In this particular instance, after I’d formatted eight poems with Barge’s requested headers and ensured that everything was correct in Pages, I exported a DOC file and opened it in Word 2008. While Word claimed that there were 14 pages as there should have been, when I tried printing from Word, I got 19 pages; it had inserted five blank pages that appeared neither in Word’s layout mode, nor in its page count. Also, my signature had moved somewhere silly, and one poem that I’d inserted as a PDF (in order to preserve its very unusual and precise word placement) came out at screen resolution, all blocky and barely legible. I had to mess with Word for a good long time before I could correct these issues.
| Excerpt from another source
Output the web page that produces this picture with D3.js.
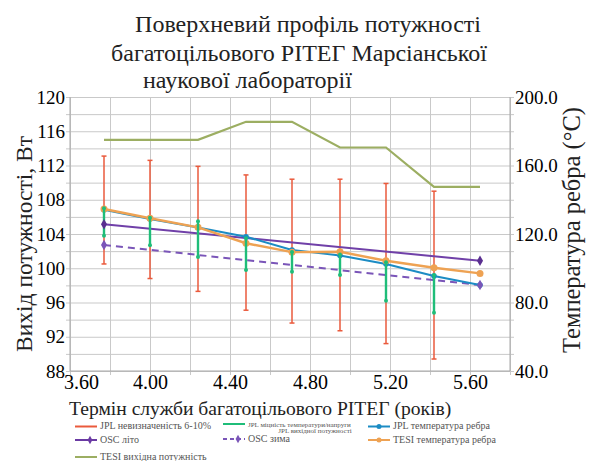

I really wish more journals would accept PDF files electronically, because then you’d know that what you send off is exactly what they’re going to see. I understand that they typically want something editable, but why not request an editable file after accepting a piece? (Some journals do this. In my experience, they’ve also been the ones who take the care to send page proofs before publication, and correct every minuscule formatting error reported.)

The biggest problem with all this is that I really do find myself less willing to write experimental poems that explore different ways for words to occupy their space, simply because I know that it’s going to be a problem when it comes time to submit them. So I wind up sticking to plain text, left-justified, single sizes, sparing use of italics or boldface, maybe using some tabs to align things. And there’s nothing wrong with that style. But sometimes I want to write lines that curve, or radiate from a central point, or turn upside-down. Sometimes I want to enclose a whole stanza in the first letter of another stanza. Sometimes I want to write in multiple colors to encourage alternative reading orders for the same words.

I do it anyway. But I do it knowing that no one else will likely read it. And there’s nothing wrong with that, either, but it does seem like a bit of a shame.

Journals: please accept PDF submissions. You’ll see more interesting poetry, and you can rest assured that even the more traditional stuff will meet your eyes just as the poet intended, with all its line breaks, alignments, and indentations intact.